Extracted records
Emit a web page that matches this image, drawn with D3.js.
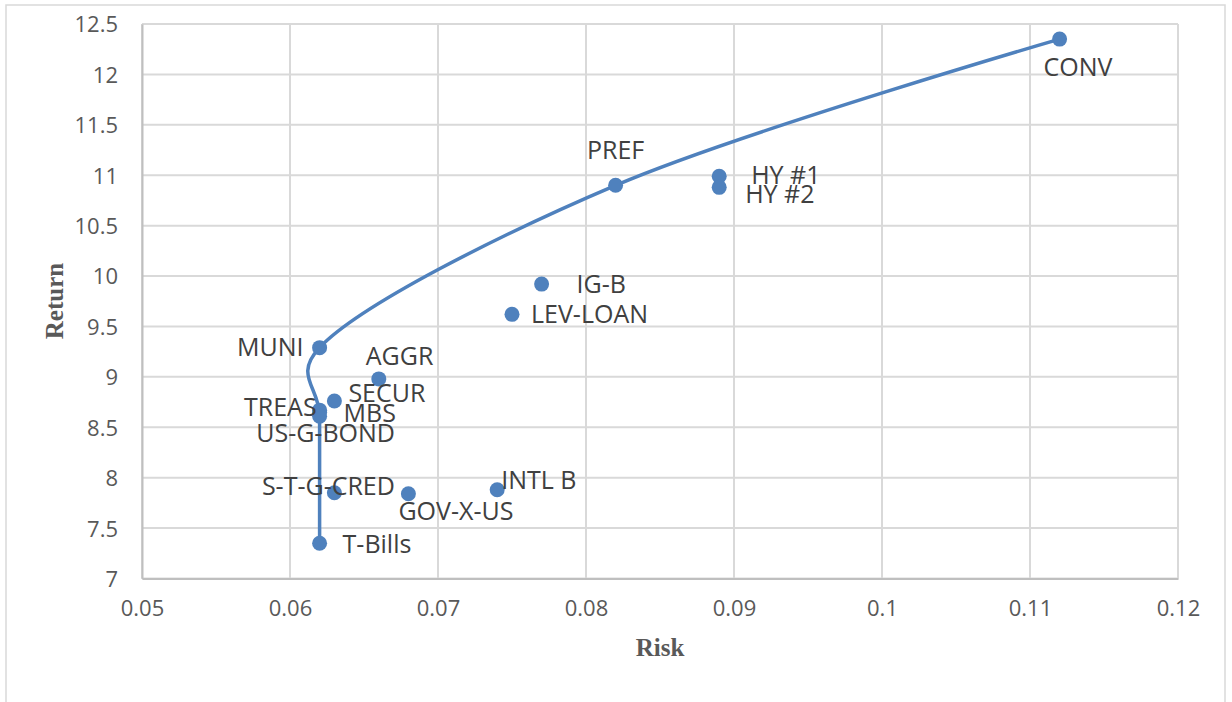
<!DOCTYPE html>
<html>
<head>
<meta charset="utf-8">
<script src="https://cdn.jsdelivr.net/npm/d3@7"></script>
<style>
  html, body { margin: 0; padding: 0; background: #fff; }
  svg { display: block; }
</style>
</head>
<body>
<svg id="chart" width="1232" height="702"></svg>
<script>
// Asset classes: risk (x) and return (y)
const names   = ["CONV", "HY #1", "HY #2", "PREF", "IG-B", "LEV-LOAN", "MUNI", "AGGR",
                 "SECUR", "MBS", "TREAS", "US-G-BOND", "S-T-G-CRED", "GOV-X-US", "INTL B", "T-Bills"];
const risk    = [0.112, 0.089, 0.089, 0.082, 0.077, 0.075, 0.062, 0.066,
                 0.063, 0.062, 0.062, 0.062, 0.063, 0.068, 0.074, 0.062];
const returns = [12.35, 10.99, 10.88, 10.90, 9.92, 9.62, 9.29, 8.98,
                 8.76, 8.65, 8.67, 8.61, 7.85, 7.84, 7.88, 7.35];

// Efficient frontier passes through these classes, bottom to top
const frontier = ["T-Bills", "US-G-BOND", "MUNI", "PREF", "CONV"];

const xTicks = [0.05, 0.06, 0.07, 0.08, 0.09, 0.1, 0.11, 0.12];
const yTicks = [7, 7.5, 8, 8.5, 9, 9.5, 10, 10.5, 11, 11.5, 12, 12.5];

const points = names.map((n, i) => ({ name: n, x: risk[i], y: returns[i] }));
const byName = new Map(points.map(p => [p.name, p]));

// Label placement around each marker (pixel offsets, text anchor)
const labelPos = {
  "CONV":       { dx: -16, dy: 28,  anchor: "start" },
  "PREF":       { dx: 0,   dy: -35, anchor: "middle" },
  "HY #1":      { dx: 32,  dy: -1,  anchor: "start" },
  "HY #2":      { dx: 26,  dy: 7,   anchor: "start" },
  "IG-B":       { dx: 35,  dy: 0,   anchor: "start" },
  "LEV-LOAN":   { dx: 19,  dy: 0,   anchor: "start" },
  "MUNI":       { dx: -16, dy: -1,  anchor: "end" },
  "AGGR":       { dx: -13, dy: -23, anchor: "start" },
  "SECUR":      { dx: 14,  dy: -8,  anchor: "start" },
  "MBS":        { dx: 24,  dy: 1,   anchor: "start" },
  "TREAS":      { dx: -3,  dy: -3,  anchor: "end" },
  "US-G-BOND":  { dx: 6,   dy: 17,  anchor: "middle" },
  "S-T-G-CRED": { dx: -6,  dy: -7,  anchor: "middle" },
  "GOV-X-US":   { dx: -10, dy: 17,  anchor: "start" },
  "INTL B":     { dx: 4,   dy: -10, anchor: "start" },
  "T-Bills":    { dx: 23,  dy: 1,   anchor: "start" }
};

const svg = d3.select("#chart");
const plot = { left: 142, top: 24, right: 1178, bottom: 578.5 };

const blue = "#4f81bd";
const gridColor = "#d9d9d9";

// chart frame
svg.append("rect")
  .attr("x", 6).attr("y", 5)
  .attr("width", 1219).attr("height", 720)
  .attr("fill", "#fff")
  .attr("stroke", gridColor).attr("stroke-width", 1.5);

const x = d3.scaleLinear().domain([0.05, 0.12]).range([plot.left, plot.right]);
const y = d3.scaleLinear().domain([7, 12.5]).range([plot.bottom, plot.top]);

// gridlines
const grid = svg.append("g");
grid.selectAll("line.v").data(xTicks).join("line")
  .attr("class", "v")
  .attr("x1", d => x(d)).attr("x2", d => x(d))
  .attr("y1", plot.top).attr("y2", plot.bottom)
  .attr("stroke", gridColor).attr("stroke-width", 2);
grid.selectAll("line.h").data(yTicks).join("line")
  .attr("class", "h")
  .attr("x1", plot.left).attr("x2", plot.right)
  .attr("y1", d => y(d)).attr("y2", d => y(d))
  .attr("stroke", gridColor).attr("stroke-width", 2);

// axes
const fmt = d => String(+d.toFixed(2));
const xAxis = svg.append("g")
  .attr("transform", `translate(0,${plot.bottom})`)
  .call(d3.axisBottom(x).tickValues(xTicks).tickFormat(fmt).tickSize(0).tickPadding(22));
const yAxis = svg.append("g")
  .attr("transform", `translate(${plot.left},0)`)
  .call(d3.axisLeft(y).tickValues(yTicks).tickFormat(fmt).tickSize(0).tickPadding(24));

[xAxis, yAxis].forEach(a => {
  a.select(".domain").attr("stroke", "#bfbfbf").attr("stroke-width", 2);
  a.selectAll("text")
    .attr("fill", "#595959")
    .style("font-family", "'Open Sans', 'Liberation Sans', sans-serif")
    .style("font-size", "22px");
});
yAxis.selectAll("text").attr("dy", "0.36em");

// axis titles
svg.append("text")
  .attr("x", 660).attr("y", 656)
  .attr("text-anchor", "middle")
  .attr("fill", "#595959")
  .style("font-family", "'Liberation Serif', 'Times New Roman', serif")
  .style("font-weight", "bold")
  .style("font-size", "25px")
  .text("Risk");
svg.append("text")
  .attr("transform", "translate(63,301) rotate(-90)")
  .attr("text-anchor", "middle")
  .attr("fill", "#595959")
  .style("font-family", "'Liberation Serif', 'Times New Roman', serif")
  .style("font-weight", "bold")
  .style("font-size", "25px")
  .text("Return");

// efficient frontier
const line = d3.line()
  .x(d => x(d.x)).y(d => y(d.y))
  .curve(d3.curveCatmullRom.alpha(0.25));
svg.append("path")
  .datum(frontier.map(n => byName.get(n)))
  .attr("d", line)
  .attr("fill", "none")
  .attr("stroke", blue)
  .attr("stroke-width", 3.5)
  .attr("stroke-linecap", "round");

// markers
svg.append("g").selectAll("circle").data(points).join("circle")
  .attr("cx", d => x(d.x)).attr("cy", d => y(d.y))
  .attr("r", 7.5)
  .attr("fill", blue);

// data labels
svg.append("g").selectAll("text").data(points).join("text")
  .attr("x", d => x(d.x) + labelPos[d.name].dx)
  .attr("y", d => y(d.y) + labelPos[d.name].dy)
  .attr("dy", "0.36em")
  .attr("text-anchor", d => labelPos[d.name].anchor)
  .attr("fill", "#404040")
  .style("font-family", "'Open Sans', 'Liberation Sans', sans-serif")
  .style("font-size", "25px")
  .text(d => d.name);
</script>
</body>
</html>
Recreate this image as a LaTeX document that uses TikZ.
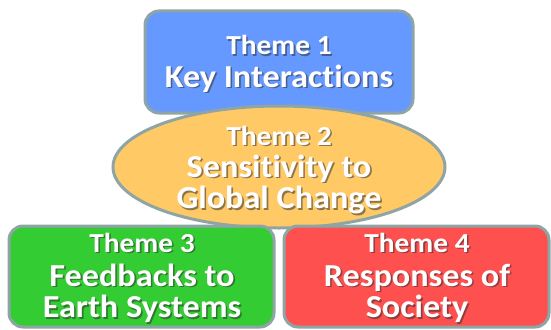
\documentclass[tikz,border=0pt]{standalone}
\usepackage{fontspec}
\setmainfont{Carlito}[Ligatures={NoCommon,NoDiscretionary}, FakeStretch=1.07]
\usetikzlibrary{shapes.geometric}
\definecolor{edgec}{HTML}{8FA5A5}
\definecolor{blueF}{HTML}{6699FF}
\definecolor{yellowF}{HTML}{FFC966}
\definecolor{greenF}{HTML}{33CC33}
\definecolor{redF}{HTML}{FF5050}
\definecolor{shadowc}{HTML}{303030}
\newcommand\shtext[4]{%
  \node[#3, text=shadowc, opacity=.55, xshift=1.6pt, yshift=-1.6pt] (#1s) at (#2) {#4};
  \node[#3] (#1) at (#2) {#4};}
\begin{document}
\begin{tikzpicture}[x=1pt,y=-1pt,
  box/.style={draw=edgec, line width=3pt, rounded corners=14pt, inner sep=0pt},
  oval/.style={ellipse, draw=edgec, line width=3pt, inner sep=0pt},
  lbl/.style={text=white, inner sep=0pt, anchor=base, font=\bfseries\fontsize{27.5}{27.5}\selectfont},
  ttl/.style={text=white, inner sep=0pt, anchor=base, font=\bfseries\fontsize{32}{32}\selectfont}]
\useasboundingbox (0,0) rectangle (551,329);
\node[box, fill=blueF, minimum width=268pt, minimum height=102pt] (b1) at (279,62) {};
\node[oval, fill=yellowF, minimum width=332pt, minimum height=122pt] (e2) at (279,167) {};
\node[box, fill=greenF, minimum width=265pt, minimum height=101pt] (b3) at (141.5,276.5) {};
\node[box, fill=redF, minimum width=265pt, minimum height=101pt] (b4) at (416.5,276.5) {};
\shtext{t1a}{279,55}{lbl}{Theme 1}
\shtext{t1b}{279,87}{ttl}{Key Interactions}
\shtext{t2a}{279,145}{lbl}{Theme 2}
\shtext{t2b}{279,177}{ttl}{Sensitivity to}
\shtext{t2c}{279,208.5}{ttl}{Global Change}
\shtext{t3a}{142,252}{lbl}{Theme 3}
\shtext{t3b}{142,286}{ttl}{Feedbacks to}
\shtext{t3c}{142,317.5}{ttl}{Earth Systems}
\shtext{t4a}{417,252}{lbl}{Theme 4}
\shtext{t4b}{417,286}{ttl}{Responses of}
\shtext{t4c}{417,317.5}{ttl}{Society}
\end{tikzpicture}
\end{document}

**Job**
Reproduce only the lines running from the beginning of the entries above to the line holding "8.76, 8.65, 8.67, 8.61, 7.85, 7.84, 7.88, 7.35];", inclusive. Pictures stay out of the copy.

**Full output**
Emit a web page that matches this image, drawn with D3.js.
<!DOCTYPE html>
<html>
<head>
<meta charset="utf-8">
<script src="https://cdn.jsdelivr.net/npm/d3@7"></script>
<style>
  html, body { margin: 0; padding: 0; background: #fff; }
  svg { display: block; }
</style>
</head>
<body>
<svg id="chart" width="1232" height="702"></svg>
<script>
// Asset classes: risk (x) and return (y)
const names   = ["CONV", "HY #1", "HY #2", "PREF", "IG-B", "LEV-LOAN", "MUNI", "AGGR",
                 "SECUR", "MBS", "TREAS", "US-G-BOND", "S-T-G-CRED", "GOV-X-US", "INTL B", "T-Bills"];
const risk    = [0.112, 0.089, 0.089, 0.082, 0.077, 0.075, 0.062, 0.066,
                 0.063, 0.062, 0.062, 0.062, 0.063, 0.068, 0.074, 0.062];
const returns = [12.35, 10.99, 10.88, 10.90, 9.92, 9.62, 9.29, 8.98,
                 8.76, 8.65, 8.67, 8.61, 7.85, 7.84, 7.88, 7.35];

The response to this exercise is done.